Kenapa Produk Jurnalistik Tidak Boleh Diintervensi, Bahkan Oleh Sesama Pegiat Jurnalistik
Oleh: Firdaus Ferdiansyah
Berulang kali saya mendapati saran, usulan, atau aspirasi (dikira saya D*R haha, doakan saja) untuk ikut serta dalam mengangkat isu atau kejadian tertentu guna meningkatkan daya tarik tersendiri yang dikemas dalam produk jurnalistik. Alih-alih mencoba memberikan sudut pandang tersendiri, seringkali saya merasa kesulitan akibat terjebak dalam romantisme isu dengan dalih untuk mengurangi polarisasi antara satu dengan yang lain.
Bukan bermaksud menjadi yang paling paham tentang jurnalistik —saya cukup sadar diri dengan kemampuan dan kapasitas diri saya yang tidak seberapa, ditambah studi saya yang berbeda jalur dengan jurnalistik. Kiranya, saya masih menemukan banyak sekali yang belum paham sepenuhnya dengan jurnalistik dan cara kerjanya. Percaya atau tidak, bahkan tidak sedikit pers mahasiswa (persma) yang seperti itu.
Ada hal lain yang sering kali keliru di kalangan publik tentang netralitas seorang pers. Tentu para senior persma pun paham tentang ini. Tak ada yang namanya netralitas dalam pers. Apalagi dalam mengangkat isu-isu tertentu, netralitas tidak dikenal dan tidak disarankan untuk dimasukkan ke dalam produk pemberitaan. Alternatifnya, persma boleh mengenal apa yang disebut dengan independensi. Keputusannya untuk mendukung atau berpihak itu tidak boleh diintervensi, bahkan oleh sesama persma yang masih berada dalam satu meja redaksi yang sama. Tidak ada kepentingan satu atau dua, baik individu maupun kelompok, yang dapat masuk, kecuali kepentingan publik. Hal ini yang kemudian ditafsirkan jikalau media harus berpihak, keberpihakannya tidak ditunggangi ataupun dikehendaki oleh siapapun, termasuk oleh sesama pers. Ini lah yang disebut dengan independensi, sebagai bentuk representasi dari civil society dan pengaplikasian social control terhadap tatanan demokrasi ini.

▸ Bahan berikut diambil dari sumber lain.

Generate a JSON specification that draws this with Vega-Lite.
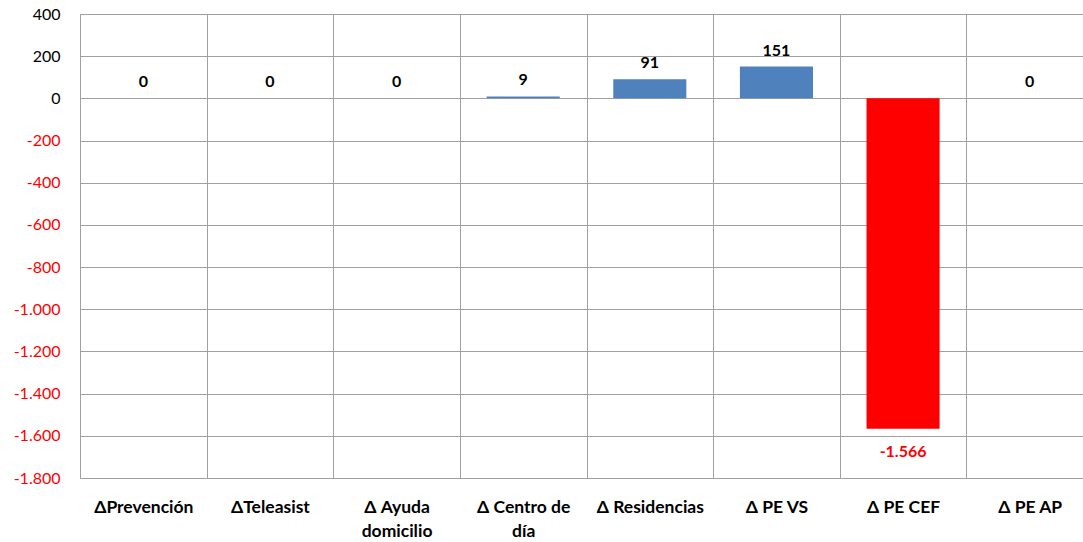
{
  "$schema": "https://vega.github.io/schema/vega-lite/v6.json",
  "width": 1013,
  "height": 464,
  "autosize": {"type": "none"},
  "padding": {"left": 80, "top": 14, "right": 0, "bottom": 64},
  "background": "white",
  "config": {
    "locale": {"number": {"decimal": ",", "thousands": ".", "grouping": [3], "currency": ["", " €"], "minus": "-"}},
    "view": {"stroke": "#a0a0a0", "strokeWidth": 1},
    "font": "Lato"
  },
  "data": {"values": [
    {"cat": "ΔPrevención", "v": 0},
    {"cat": "ΔTeleasist", "v": 0},
    {"cat": "Δ Ayuda domicilio", "v": 0},
    {"cat": "Δ Centro de día", "v": 9},
    {"cat": "Δ Residencias", "v": 91},
    {"cat": "Δ PE VS", "v": 151},
    {"cat": "Δ PE CEF", "v": -1566},
    {"cat": "Δ PE AP", "v": 0}
  ]},
  "encoding": {
    "x": {
      "field": "cat", "type": "nominal", "sort": null,
      "scale": {"paddingInner": 0, "paddingOuter": 0},
      "axis": {
        "title": null, "labelAngle": 0, "ticks": false, "domain": false,
        "grid": true, "gridColor": "#a0a0a0", "gridWidth": 1, "tickBand": "extent",
        "labelFont": "Lato", "labelFontSize": 17.5, "labelFontWeight": "bold", "labelColor": "black",
        "labelPadding": 20, "labelLineHeight": 24, "labelBaseline": "top",
        "labelExpr": "datum.label == 'Δ Ayuda domicilio' ? ['Δ Ayuda', 'domicilio'] : datum.label == 'Δ Centro de día' ? ['Δ Centro de', 'día'] : datum.label"
      }
    }
  },
  "layer": [
    {
      "mark": {"type": "bar", "width": {"band": 0.577}},
      "encoding": {
        "y": {
          "field": "v", "type": "quantitative",
          "scale": {"domain": [-1800, 400], "nice": false},
          "axis": {
            "title": null, "values": [400, 200, 0, -200, -400, -600, -800, -1000, -1200, -1400, -1600, -1800],
            "format": ",d", "ticks": false, "domain": false,
            "grid": true, "gridColor": "#a0a0a0", "gridWidth": 1,
            "labelFont": "Lato", "labelFontSize": 16, "labelPadding": 20,
            "labelColor": {"condition": {"test": "datum.value < 0", "value": "#ff0000"}, "value": "black"}
          }
        },
        "color": {"condition": {"test": "datum.v < 0", "value": "#ff0000"}, "value": "#4f81bd"}
      }
    },
    {
      "mark": {"type": "rule", "color": "#888888", "strokeWidth": 2},
      "encoding": {"y": {"datum": 0, "type": "quantitative"}}
    },
    {
      "transform": [{"filter": "datum.v >= 0"}],
      "mark": {"type": "text", "fontWeight": "bold", "fontSize": 16, "baseline": "alphabetic", "dy": -11, "color": "black", "font": "Lato"},
      "encoding": {
        "y": {"field": "v", "type": "quantitative"},
        "text": {"field": "v", "type": "quantitative", "format": ",d"}
      }
    },
    {
      "transform": [{"filter": "datum.v < 0"}],
      "mark": {"type": "text", "fontWeight": "bold", "fontSize": 16, "baseline": "alphabetic", "dy": 28, "color": "#ff0000", "font": "Lato"},
      "encoding": {
        "y": {"field": "v", "type": "quantitative"},
        "text": {"field": "v", "type": "quantitative", "format": ",d"}
      }
    }
  ]
}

Oleh karenanya, produk-produk pemberitaan yang dirilis kiranya sudah memenuhi syarat-syarat produk jurnaslistik, yakni memenuhi unsur dasar jurnalistik 5W+1H, dilakukan oleh seorang pers, diterbitkan oleh media pers, dengan berpatokan pada standar lembaga media masing-masing tanpa mengurangi kaidah bahasa kepenulisan. Itu kenapa saya berani menyebutnya dengan produk jurnalistik. Seharusnya, seorang pers tidaklah menjadi salah satu yang termasuk dalam pihak-pihak yang berkepentingan. Ibarat sebuah lingkaran yang kemudian bertemu dengan lingkaran lainnya, seorang pers harus bisa menarik diri dari masing-masing lingkaran tersebut untuk menciptakan sudut pandang tersendiri dalam pemberitaan yang nantinya akan dikonsumsi oleh publik (apabila telah lolos dalam validasi ini itu).
Tentu saja di setiap pemberitaan yang dikeluarkan oleh lembaga media atau pers itu tidak seluruhnya dikemas dengan sempurna. Kerap masih ditemui beberapa pemberitaan yang dianggap keliru atau kurang tepat untuk diangkat. Bahkan saya sendiri tidak berani mengeluarkan satu pemberitaan tanpa melalui proses pemberitaan jurnalistik di meja redaksi. Untungnya, Undang-Undang (UU) Pers memiliki mekanisme tersendiri bagi kita, kalian, atau siapa pun yang merasa dirugikan dengan adanya karya pemberitaan, yaitu dengan menggunakan Hak Jawab dan Hak Koreksi terhadap lembaga media yang mengeluarkan pemberitaan tersebut. Maka, gunakan dan manfaatkanlah dengan BIJAK.
Terakhir, dalam isu terakhir yang berkembang, semoga kita tidak mengenal kembali produk-produk jurnalistik yang dibredel. Wartawan yang diintimidasi. Media yang takut memunculkan kebenaran. Itu yang membedakan kita dengan Humas Kampus.